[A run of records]
======

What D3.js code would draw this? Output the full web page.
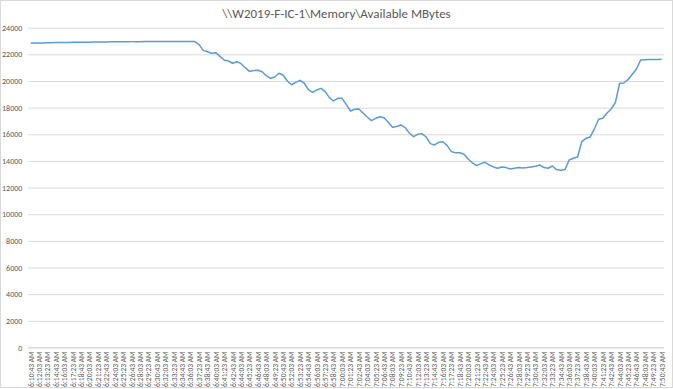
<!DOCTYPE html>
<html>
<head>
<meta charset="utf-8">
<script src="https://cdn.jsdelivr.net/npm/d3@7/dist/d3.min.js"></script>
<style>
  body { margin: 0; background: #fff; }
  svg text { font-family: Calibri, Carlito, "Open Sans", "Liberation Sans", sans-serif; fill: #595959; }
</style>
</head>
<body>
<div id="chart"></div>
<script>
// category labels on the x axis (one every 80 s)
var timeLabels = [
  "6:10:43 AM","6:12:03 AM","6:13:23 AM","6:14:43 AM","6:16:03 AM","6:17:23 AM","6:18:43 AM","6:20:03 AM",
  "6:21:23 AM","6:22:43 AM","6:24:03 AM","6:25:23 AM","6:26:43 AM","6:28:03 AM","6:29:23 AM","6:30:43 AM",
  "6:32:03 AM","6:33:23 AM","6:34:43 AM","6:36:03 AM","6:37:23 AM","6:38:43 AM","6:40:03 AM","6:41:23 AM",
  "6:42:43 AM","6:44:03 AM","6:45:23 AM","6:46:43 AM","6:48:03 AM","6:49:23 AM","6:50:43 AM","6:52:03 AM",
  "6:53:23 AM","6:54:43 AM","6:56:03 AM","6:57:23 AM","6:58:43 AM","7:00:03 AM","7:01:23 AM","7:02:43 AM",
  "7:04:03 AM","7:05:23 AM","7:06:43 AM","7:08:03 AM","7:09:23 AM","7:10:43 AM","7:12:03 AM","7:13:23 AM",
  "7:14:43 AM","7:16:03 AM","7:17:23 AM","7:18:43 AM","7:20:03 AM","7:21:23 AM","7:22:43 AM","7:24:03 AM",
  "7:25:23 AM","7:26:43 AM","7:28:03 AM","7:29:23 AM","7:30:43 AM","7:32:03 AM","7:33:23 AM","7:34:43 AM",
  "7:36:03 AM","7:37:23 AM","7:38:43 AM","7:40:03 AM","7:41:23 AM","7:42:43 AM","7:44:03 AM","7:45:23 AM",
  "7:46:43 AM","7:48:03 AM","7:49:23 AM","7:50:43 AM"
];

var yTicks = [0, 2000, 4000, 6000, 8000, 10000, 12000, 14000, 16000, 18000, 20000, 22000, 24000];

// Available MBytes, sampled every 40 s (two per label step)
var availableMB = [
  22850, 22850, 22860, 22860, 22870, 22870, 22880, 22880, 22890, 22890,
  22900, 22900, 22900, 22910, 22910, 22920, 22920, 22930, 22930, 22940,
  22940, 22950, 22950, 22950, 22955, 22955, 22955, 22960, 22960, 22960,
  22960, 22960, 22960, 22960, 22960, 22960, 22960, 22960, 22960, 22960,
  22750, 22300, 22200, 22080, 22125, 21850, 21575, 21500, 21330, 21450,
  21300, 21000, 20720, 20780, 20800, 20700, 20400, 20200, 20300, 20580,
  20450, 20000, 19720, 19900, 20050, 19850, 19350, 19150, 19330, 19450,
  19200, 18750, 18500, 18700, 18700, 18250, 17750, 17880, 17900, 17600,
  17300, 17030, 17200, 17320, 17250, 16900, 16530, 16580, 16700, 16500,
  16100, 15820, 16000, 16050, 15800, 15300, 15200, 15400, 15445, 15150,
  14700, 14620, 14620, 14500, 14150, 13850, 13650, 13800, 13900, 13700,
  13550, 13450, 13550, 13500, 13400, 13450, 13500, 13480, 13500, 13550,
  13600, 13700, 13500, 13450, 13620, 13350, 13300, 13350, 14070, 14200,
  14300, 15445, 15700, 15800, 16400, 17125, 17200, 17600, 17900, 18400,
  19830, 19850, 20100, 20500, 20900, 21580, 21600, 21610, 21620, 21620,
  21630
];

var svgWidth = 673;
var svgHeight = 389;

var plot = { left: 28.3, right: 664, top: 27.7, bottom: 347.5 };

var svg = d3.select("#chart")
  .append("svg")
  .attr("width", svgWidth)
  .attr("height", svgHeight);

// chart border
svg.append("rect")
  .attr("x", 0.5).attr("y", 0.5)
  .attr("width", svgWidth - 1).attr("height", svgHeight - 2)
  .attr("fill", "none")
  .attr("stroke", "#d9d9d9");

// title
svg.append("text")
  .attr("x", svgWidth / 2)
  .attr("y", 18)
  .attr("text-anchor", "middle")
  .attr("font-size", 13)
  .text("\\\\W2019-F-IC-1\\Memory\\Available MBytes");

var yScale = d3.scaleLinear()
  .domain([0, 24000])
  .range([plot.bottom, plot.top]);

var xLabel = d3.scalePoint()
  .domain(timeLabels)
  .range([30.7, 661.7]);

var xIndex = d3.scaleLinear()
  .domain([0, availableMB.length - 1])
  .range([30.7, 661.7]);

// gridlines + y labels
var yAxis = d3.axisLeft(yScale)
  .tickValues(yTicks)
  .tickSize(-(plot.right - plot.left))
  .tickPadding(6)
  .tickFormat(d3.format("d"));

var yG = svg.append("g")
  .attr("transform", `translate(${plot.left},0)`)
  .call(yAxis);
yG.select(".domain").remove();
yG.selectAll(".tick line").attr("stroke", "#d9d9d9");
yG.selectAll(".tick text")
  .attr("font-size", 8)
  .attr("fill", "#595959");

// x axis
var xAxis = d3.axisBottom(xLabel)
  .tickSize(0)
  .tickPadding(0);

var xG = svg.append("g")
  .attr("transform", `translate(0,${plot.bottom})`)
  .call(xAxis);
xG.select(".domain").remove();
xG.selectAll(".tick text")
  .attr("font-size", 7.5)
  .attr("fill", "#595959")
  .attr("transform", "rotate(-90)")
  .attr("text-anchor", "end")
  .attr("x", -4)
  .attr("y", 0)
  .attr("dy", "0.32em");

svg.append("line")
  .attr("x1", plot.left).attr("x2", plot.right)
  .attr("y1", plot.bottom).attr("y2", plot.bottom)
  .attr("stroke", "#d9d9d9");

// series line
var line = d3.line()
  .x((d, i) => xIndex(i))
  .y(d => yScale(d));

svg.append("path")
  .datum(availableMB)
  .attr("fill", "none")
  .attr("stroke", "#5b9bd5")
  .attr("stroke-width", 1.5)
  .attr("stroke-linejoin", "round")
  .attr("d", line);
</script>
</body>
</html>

======

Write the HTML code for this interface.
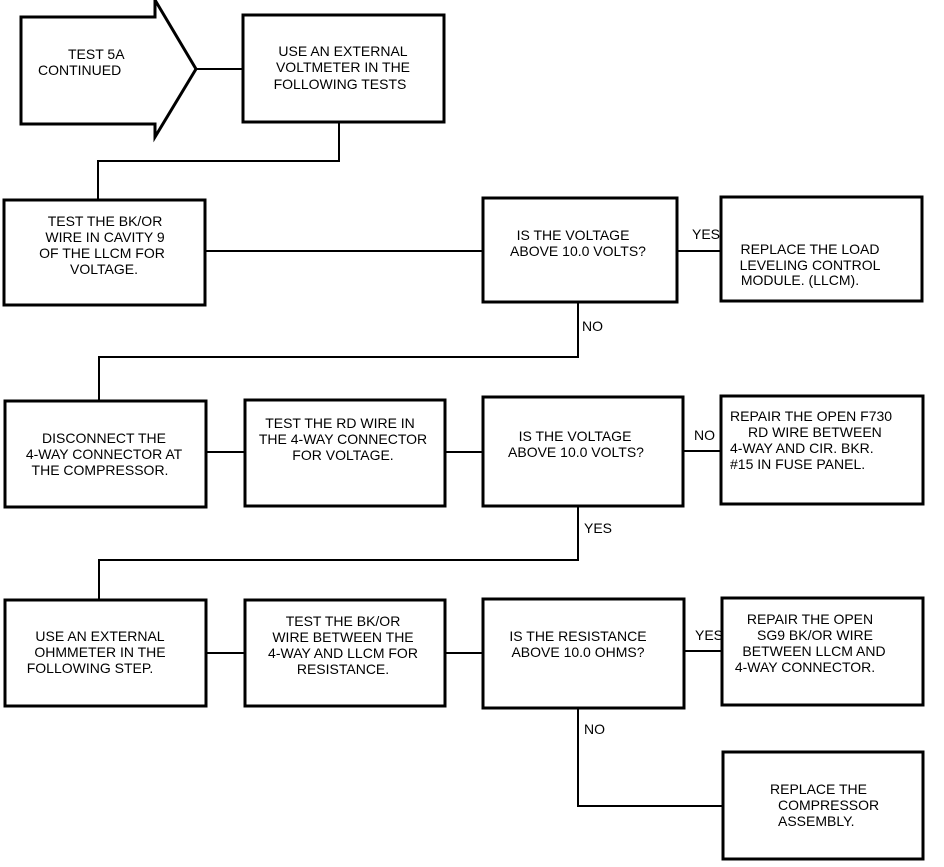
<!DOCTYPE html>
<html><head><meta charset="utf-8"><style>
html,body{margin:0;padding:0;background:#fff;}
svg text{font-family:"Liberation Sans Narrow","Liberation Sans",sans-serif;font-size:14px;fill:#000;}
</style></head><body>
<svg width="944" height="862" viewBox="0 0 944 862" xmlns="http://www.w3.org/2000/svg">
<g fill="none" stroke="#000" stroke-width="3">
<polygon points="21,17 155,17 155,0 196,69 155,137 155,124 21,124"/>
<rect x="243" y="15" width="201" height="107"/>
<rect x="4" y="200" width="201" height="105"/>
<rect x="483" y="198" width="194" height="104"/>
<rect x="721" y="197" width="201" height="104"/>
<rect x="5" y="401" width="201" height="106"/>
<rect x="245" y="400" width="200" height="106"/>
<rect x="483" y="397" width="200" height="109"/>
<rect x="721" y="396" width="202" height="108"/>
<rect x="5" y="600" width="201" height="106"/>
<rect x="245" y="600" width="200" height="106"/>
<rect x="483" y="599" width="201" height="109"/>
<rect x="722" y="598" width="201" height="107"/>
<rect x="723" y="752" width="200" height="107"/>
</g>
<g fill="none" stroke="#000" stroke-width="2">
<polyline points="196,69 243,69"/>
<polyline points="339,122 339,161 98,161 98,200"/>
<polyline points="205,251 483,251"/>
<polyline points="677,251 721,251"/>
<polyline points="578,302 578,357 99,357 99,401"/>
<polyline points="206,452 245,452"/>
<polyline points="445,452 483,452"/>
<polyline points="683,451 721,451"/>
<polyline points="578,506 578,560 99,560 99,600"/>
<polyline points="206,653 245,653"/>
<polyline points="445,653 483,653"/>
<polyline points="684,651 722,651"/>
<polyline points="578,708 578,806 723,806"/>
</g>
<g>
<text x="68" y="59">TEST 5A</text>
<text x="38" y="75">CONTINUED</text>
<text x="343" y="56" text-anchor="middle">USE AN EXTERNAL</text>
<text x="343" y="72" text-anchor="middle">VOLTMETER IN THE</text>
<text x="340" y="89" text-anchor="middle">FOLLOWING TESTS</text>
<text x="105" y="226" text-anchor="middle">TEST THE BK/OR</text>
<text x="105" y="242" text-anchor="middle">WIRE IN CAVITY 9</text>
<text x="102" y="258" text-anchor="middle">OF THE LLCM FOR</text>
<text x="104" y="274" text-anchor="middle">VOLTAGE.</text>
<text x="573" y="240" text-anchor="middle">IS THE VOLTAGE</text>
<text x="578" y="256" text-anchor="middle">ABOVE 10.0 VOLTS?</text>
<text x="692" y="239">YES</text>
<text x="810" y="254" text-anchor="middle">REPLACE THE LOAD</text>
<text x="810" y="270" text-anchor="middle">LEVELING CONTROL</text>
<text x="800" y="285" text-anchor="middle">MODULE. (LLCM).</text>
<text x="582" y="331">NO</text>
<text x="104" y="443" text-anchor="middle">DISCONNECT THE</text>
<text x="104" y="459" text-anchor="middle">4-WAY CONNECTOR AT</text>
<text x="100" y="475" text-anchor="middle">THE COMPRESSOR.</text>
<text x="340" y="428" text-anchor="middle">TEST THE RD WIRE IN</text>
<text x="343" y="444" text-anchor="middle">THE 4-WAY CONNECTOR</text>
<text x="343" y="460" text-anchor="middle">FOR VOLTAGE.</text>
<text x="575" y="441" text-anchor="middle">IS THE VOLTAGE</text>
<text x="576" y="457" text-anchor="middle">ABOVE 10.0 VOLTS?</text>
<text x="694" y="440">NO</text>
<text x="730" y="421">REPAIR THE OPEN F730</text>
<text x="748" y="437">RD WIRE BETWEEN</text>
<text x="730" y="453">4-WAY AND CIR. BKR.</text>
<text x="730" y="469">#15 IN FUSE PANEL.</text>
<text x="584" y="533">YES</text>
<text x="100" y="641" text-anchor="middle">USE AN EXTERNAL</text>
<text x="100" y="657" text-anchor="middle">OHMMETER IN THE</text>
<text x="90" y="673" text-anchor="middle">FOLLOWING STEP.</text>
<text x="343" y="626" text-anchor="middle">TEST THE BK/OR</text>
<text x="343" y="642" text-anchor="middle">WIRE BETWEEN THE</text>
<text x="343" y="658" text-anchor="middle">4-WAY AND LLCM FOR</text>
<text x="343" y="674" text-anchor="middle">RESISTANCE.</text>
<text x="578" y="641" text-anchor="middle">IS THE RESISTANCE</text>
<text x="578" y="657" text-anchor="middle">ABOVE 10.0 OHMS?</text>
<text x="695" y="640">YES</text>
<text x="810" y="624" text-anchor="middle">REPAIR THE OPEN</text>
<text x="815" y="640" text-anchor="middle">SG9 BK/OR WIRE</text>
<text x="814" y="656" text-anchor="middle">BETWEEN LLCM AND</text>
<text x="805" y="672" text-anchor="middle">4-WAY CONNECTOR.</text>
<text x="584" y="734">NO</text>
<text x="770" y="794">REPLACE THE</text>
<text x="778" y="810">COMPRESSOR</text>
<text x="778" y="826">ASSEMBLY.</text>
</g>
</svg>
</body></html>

======

▶ [Stated task]: From the entries above, pull out each line that includes "this".

▶ [Completed task]:
What D3.js code would draw this? Output the full web page.
Write the HTML code for this interface.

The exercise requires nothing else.